To be an effective teacher, you must choose and communicate learning goals with your students. A learning goal explains to students what they will know or be able to do at the conclusion of the lesson or unit of study. Learning goals should be communicated in language easily accessible to your students.
Learning Goals Defined
Learning goals are often confused with learning activities. In his masterful book, The Art and Science of Teaching, Robert Marzano articulates the difference between a learning goal and a learning activity.
“As the name implies, activities are things students do (emphasis added)…activities are a critical part of effective teaching. They constitute the means by which the ends or learning goals are accomplished. However, they are not learning goals.” (p. 17)
Let’s compare teaching to traveling. The learning goal is your final destination. The activities are the roads you will travel to get from here to there.
Lead with Learning Goals
Why are learning goals so essential to becoming an effective teacher? Because a teacher is a leader – someone who leads her students into new discoveries and areas of skill. Without knowing exactly where you want to go, you will be haphazard in your approach, never really knowing if your lessons will make a difference or not. Your students don’t have that kind of time to waste.
Your first priority when writing your lesson is determining the final outcome. How will students demonstrate their mastery or knowledge to you at the end of the lesson or unit? Be very specific. Don’t get distracted by the cute patterns and fun activities at this stage of your lesson design. There’s nothing wrong with those, but remember – that’s the road, not the final destination. Save it for later.
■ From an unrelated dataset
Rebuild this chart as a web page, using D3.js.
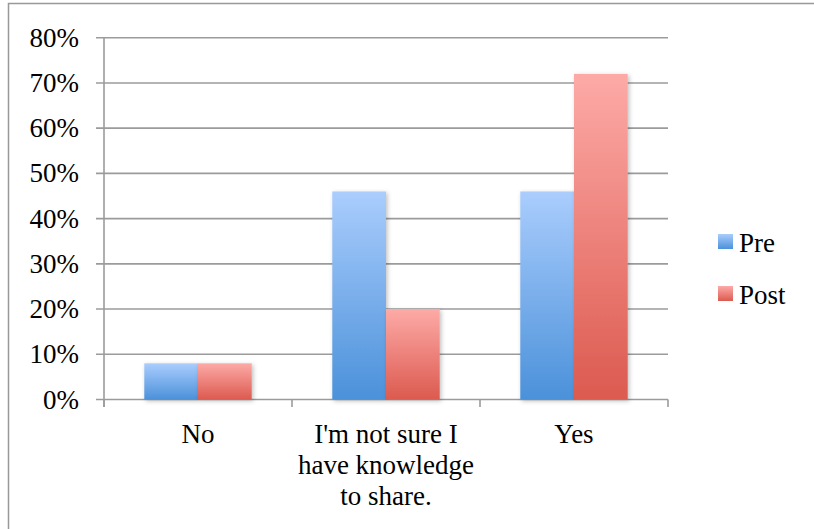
<!DOCTYPE html>
<html><head><meta charset="utf-8">
<script src="https://cdn.jsdelivr.net/npm/d3@7"></script>
<style>html,body{margin:0;padding:0;background:#fff;}svg{display:block;}</style>
</head><body>
<svg id="c" width="814" height="529"></svg>
<script>
const categories = [["No"], ["I'm not sure I", "have knowledge", "to share."], ["Yes"]];
const seriesNames = ["Pre", "Post"];
const preValues = [0.08, 0.46, 0.46];
const postValues = [0.08, 0.20, 0.72];
const yTicks = [0, 0.1, 0.2, 0.3, 0.4, 0.5, 0.6, 0.7, 0.8];

const svg = d3.select("#c");
const font = "'Liberation Serif', 'Times New Roman', serif";
const fs = 27;

// frame
svg.append("rect").attr("x", 8.5).attr("y", 3.5).attr("width", 900).attr("height", 700)
  .attr("fill", "#fff").attr("stroke", "#999").attr("stroke-width", 1.5);

const defs = svg.append("defs");
const grads = [["gPre", "#aacdfd", "#4b91da"], ["gPost", "#fdaaa7", "#dc5a4f"]];
grads.forEach(([id, a, b]) => {
  const g = defs.append("linearGradient").attr("id", id).attr("x1", 0).attr("y1", 0).attr("x2", 0).attr("y2", 1);
  g.append("stop").attr("offset", "0%").attr("stop-color", a);
  g.append("stop").attr("offset", "100%").attr("stop-color", b);
});
const f = defs.append("filter").attr("id", "sh").attr("x", "-20%").attr("y", "-20%").attr("width", "150%").attr("height", "150%");
f.append("feDropShadow").attr("dx", 1.5).attr("dy", 1.5).attr("stdDeviation", 2).attr("flood-color", "#000").attr("flood-opacity", 0.25);

const x0 = d3.scaleBand().domain(d3.range(categories.length)).range([104, 668]).paddingInner(0).paddingOuter(0);
const bw = x0.bandwidth() / 3.5;
const y = d3.scaleLinear().domain([0, 0.8]).range([399.5, 37.7]);

// gridlines
svg.append("g").selectAll("line").data(yTicks).join("line")
  .attr("x1", 96).attr("x2", 668).attr("y1", d => y(d)).attr("y2", d => y(d))
  .attr("stroke", "#9b9b9b").attr("stroke-width", 1.6);

// y axis line
svg.append("line").attr("x1", 104).attr("x2", 104).attr("y1", y(0.8)).attr("y2", 407)
  .attr("stroke", "#9b9b9b").attr("stroke-width", 1.6);
// x ticks
svg.append("g").selectAll("line").data(d3.range(categories.length + 1)).join("line")
  .attr("x1", i => i < categories.length ? x0(i) : x0(categories.length - 1) + x0.bandwidth())
  .attr("x2", i => i < categories.length ? x0(i) : x0(categories.length - 1) + x0.bandwidth())
  .attr("y1", y(0)).attr("y2", 407).attr("stroke", "#9b9b9b").attr("stroke-width", 1.6);

// y labels
svg.append("g").selectAll("text").data(yTicks).join("text")
  .attr("x", 79).attr("y", d => y(d) + 9).attr("text-anchor", "end")
  .attr("font-family", font).attr("font-size", fs).attr("fill", "#000")
  .text(d => d3.format(".0%")(d));

// bars
const series = [preValues, postValues];
series.forEach((vals, si) => {
  svg.append("g").attr("filter", "url(#sh)").selectAll("rect").data(vals).join("rect")
    .attr("x", (d, i) => x0(i) + x0.bandwidth() / 2 - bw + si * bw)
    .attr("width", bw)
    .attr("y", d => y(d)).attr("height", d => y(0) - y(d))
    .attr("fill", `url(#${grads[si][0]})`);
});

// x labels
categories.forEach((lines, i) => {
  const t = svg.append("text").attr("text-anchor", "middle")
    .attr("font-family", font).attr("font-size", fs).attr("fill", "#000");
  lines.forEach((ln, j) => {
    t.append("tspan").attr("x", x0(i) + x0.bandwidth() / 2).attr("y", 443 + j * 31).text(ln);
  });
});

// legend
seriesNames.forEach((name, i) => {
  const ly = 234 + i * 52;
  svg.append("rect").attr("x", 718).attr("y", ly).attr("width", 15).attr("height", 15)
    .attr("fill", `url(#${grads[i][0]})`);
  svg.append("text").attr("x", 739).attr("y", ly + 17.5)
    .attr("font-family", font).attr("font-size", fs).attr("fill", "#000").text(name);
});
</script>
</body></html>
Once you know the purpose for your lesson, consider how you will share that information with your students. They need to know what it is you expect them to know or be able to do when you’re finished teaching. Many schools are adopting the use of “I can…” statements to share their learning goals with students in a way that is meaningful to them. Post them somewhere in your classroom where everyone can see them. As a teacher, they make great reminders for me as to the purpose of each lesson and help me make the most of my precious instructional time.
Measure Your Progress
Determine how you will measure students’ progress toward the learning goal. These are commonly called formative assessments, and their purpose is to provide feedback to both you and the students. The data collected from such a tool lets you know as the teacher how effective your instruction was towards achieving the stated learning goal. This is priceless information! When you share the data with your students, it lets them know how close they are to mastering the objective.
Make It Visual
I’m learning to use charts with my students to help them visually understand the progress they are making in class. I’ve also had them record their scores on math tests so they can measure their growth. Seeing one’s success over time is very motivating. It just feels good to know that your hard work is paying off. In the day-to-day routines of each school day, it can be easy to lose sight of how far you’ve come. A lot of growth occurs in small, incremental steps, often with a few backward steps every now than then. Using charts literally keeps the big picture in front of you and gives you the inspirational fuel to keep going.
Ask yourself, “What do I want my students to know or be able to do at the end of this lesson?” The more clearly you can answer that question, the more purposeful your lesson will be.